We owe it to them. Now is the time to be prophetic together.


imgres.jpgAana Marie Vigen is an Associate Professor of Christian Social Ethics at Loyola University Chicago. Dr. Vigen earned a BA in Spanish, Religion, and Hispanic Studies from St. Olaf College, an MA in Theology and Ethics jointly conferred by the Graduate Theological Union and Pacific Lutheran Theological Seminary, and a PhD in Social and Theological Ethics from Union Theological Seminary in New York City. She is a member of the Society of Christian Ethics (SCE) and the American Academy of Religion (AAR). Dr. Vigen is also an active lay member of the Evangelical Lutheran Church in America (ELCA) and served on the national ELCA Genetics Taskforce from 2008–2011. She offers courses at both the undergraduate and graduate levels.


3 thoughts on “One Week After the Women’s March: A White Mother’s Take on Next Steps for White Christians – Prof. Aana Marie Vigen, Loyola University – Chicago

  1. Karl Anliker

    Thank you for these strong words for the prophetic, justice seeking mission of Christ. I am very appreciative of this writing and all of the We Talk. We Listen posts. I am struck by the picture painted of the Chicago Women’s March. My experience at the march was one of white exclusionary feminism and did not find a sense of intersectionality of causes or the constellation of people of which you spoke. Was this my own cynical perception of what I saw? Was I blind to other peoples and causes present? Did I overlook the age diversity and other promising aspects? (Thank you for these self-probing questions)

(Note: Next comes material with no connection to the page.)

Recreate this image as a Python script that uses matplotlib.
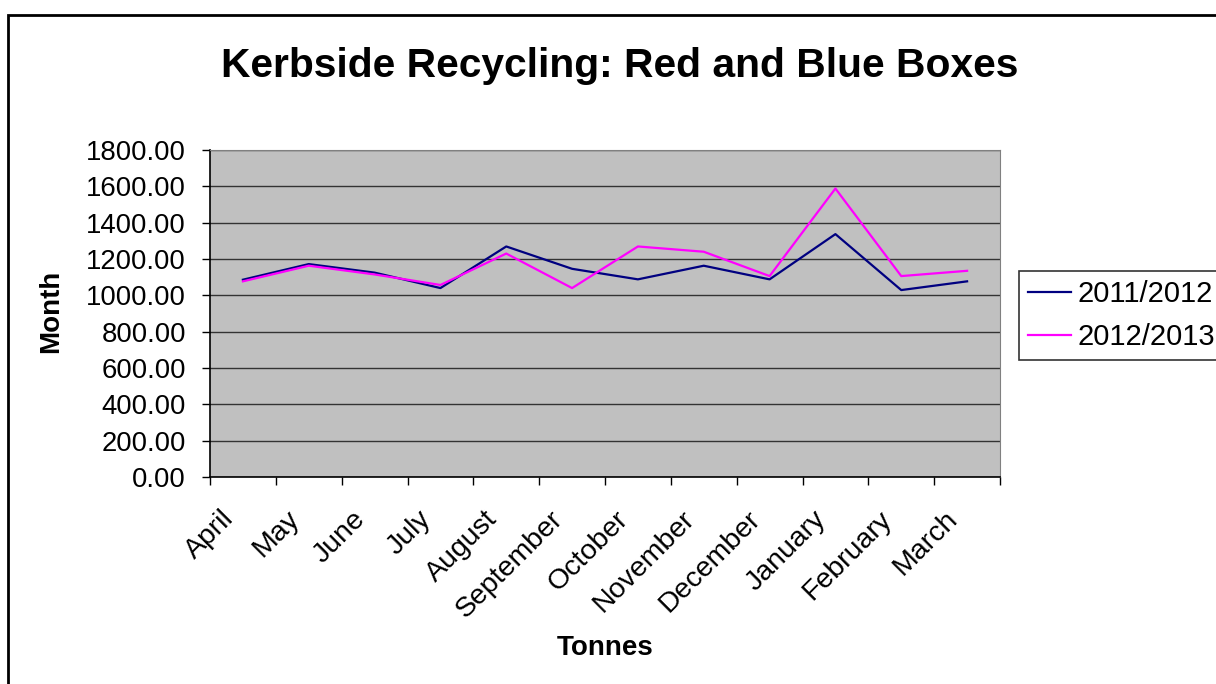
import numpy as np
import matplotlib
matplotlib.use('Agg')
import matplotlib.pyplot as plt
from matplotlib.patches import Rectangle

plt.rcParams['font.family'] = ['Liberation Sans', 'DejaVu Sans']

months = ['April', 'May', 'June', 'July', 'August', 'September', 'October',
          'November', 'December', 'January', 'February', 'March']
tonnes_2011 = [1086, 1172, 1125, 1040, 1269, 1146, 1088, 1163, 1088, 1337, 1029, 1077]
tonnes_2012 = [1077, 1163, 1115, 1057, 1230, 1040, 1269, 1240, 1106, 1588, 1106, 1135]
yticks = np.arange(0, 1801, 200)

W, H = 1216, 684
fig = plt.figure(figsize=(W / 100, H / 100), dpi=100)
ax = fig.add_axes([210/W, 1 - 477/H, 790/W, 327/H])

x = np.arange(len(months))
ax.plot(x, tonnes_2011, color='#000080', lw=1.6, label='2011/2012')
ax.plot(x, tonnes_2012, color='#FF00FF', lw=1.6, label='2012/2013')

ax.set_facecolor('#C0C0C0')
ax.set_xlim(-0.5, len(months) - 0.5)
ax.set_ylim(0, 1800)
ax.set_yticks(yticks, labels=['%.2f' % v for v in yticks])
ax.yaxis.grid(True, color='#333333', lw=1)
ax.set_axisbelow(True)

# category ticks sit between the months, labels go in the middle
ax.set_xticks(np.arange(-0.5, len(months), 1))
ax.set_xticklabels([])
ax.tick_params(axis='x', length=5.8, width=1, direction='out')
ax.tick_params(axis='y', length=5.8, width=1, direction='out', labelsize=19.8, pad=11.5)

# px -> pt: 0.72
for i, m in enumerate(months):
    ax.annotate(m, xy=(i, 0), xycoords=('data', 'axes fraction'),
                xytext=(-13 * 0.72, -38 * 0.72), textcoords='offset points',
                rotation=45, ha='right', va='center', rotation_mode='anchor',
                fontsize=20.5)

for s in ['top', 'right']:
    ax.spines[s].set_color('#808080')
for s in ['left', 'bottom']:
    ax.spines[s].set_color('black')
    ax.spines[s].set_linewidth(1.2)

fig.text(620/W, 1 - 66/H, 'Kerbside Recycling: Red and Blue Boxes',
         ha='center', va='center', fontsize=29.3, fontweight='bold')
fig.text(605/W, 1 - 648/H, 'Tonnes', ha='center', va='center',
         fontsize=20, fontweight='bold')
fig.text(51/W, 1 - 311/H, 'Month', ha='center', va='center',
         fontsize=20, fontweight='bold', rotation=90)

leg = ax.legend(loc='upper left', bbox_to_anchor=(1019/W, 1 - 271/H),
                bbox_transform=fig.transFigure, fontsize=21, frameon=True,
                fancybox=False, edgecolor='black', handlelength=1.47,
                handletextpad=0.24, borderpad=0.3, labelspacing=0.53,
                borderaxespad=0)
leg.get_frame().set_linewidth(1.2)

# outer chart border
fig.add_artist(Rectangle((8/W, -0.1), 1.2, 1.1 - 15/H,
                         transform=fig.transFigure, fill=False,
                         edgecolor='black', lw=2))

fig.savefig('out.png', dpi=100)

    Thank you for these words and for the always thought provoking ideas. We had a lot of “unpacking” to do after the march and that process and the movement continues.


    1. Aana Marie Vigen

      Thanks, Karl – it was a big march — and so room for multiple experiences for sure. We do need to guard against overly simple claims to unity – but also guard against cynicism. We have so much work to do in these days — and our voices and actions really do matter.


  2. Jess Peacock

    Thank you for this piece, it was fantastic! I think one small passage is worth a closer look, however. You share that “54% of white women voted for Trump along with large majorities of white Christians (58% of white Protestants, 60% of white Catholics & 81 percent of white evangelicals voted for him)”.

    I’ve seen these very depressing numbers elsewhere, but I think they are rather misleading. These percentages represent, if I’m not mistaken, only the people who actually voted. Only 58% of the eligible population voted, and 90 million voters refused or were not able to vote. Why is this important? Two primary reasons.

    The first is that it becomes an “alternative fact” that 54% of white women (over half the country) voted for Trump. This is not to downplay the chunk of white women that DID vote for Trump, and your point is still very, very valid. But what we’re looking at is a little over half of the people who voted (which was only a little over half of the country) were white women, which is 25-28% of the country at the end of the day. Still baffling numbers to be sure, but not as overwhelming as has been painted.

    The second reason this is important is because we need to turn our attention to the 90 million voters who did not vote. Why did they fail to come out for this election? Not being able to get out of work? An uninspiring democratic candidate? A political process that seems completely separated from the needs of everyday Americans? It is these people who must be engaged and brought into the process, whether by making voting easier, or demanding that the people we nominate for office are truly representative of the people whose votes they’re asking for.

    The one good thing that I think could come from the election of Donald Trump is the motivation that ordinary citizens now might feel to organize, demonstrate, and commit to direct action. Trump has shattered the status quo in a very bad way, and this might very well be the wake-up call that the US has needed for far too long, leading to a true progressive movement and, maybe, electrifying those 90 million people who believed that their vote didn’t matter.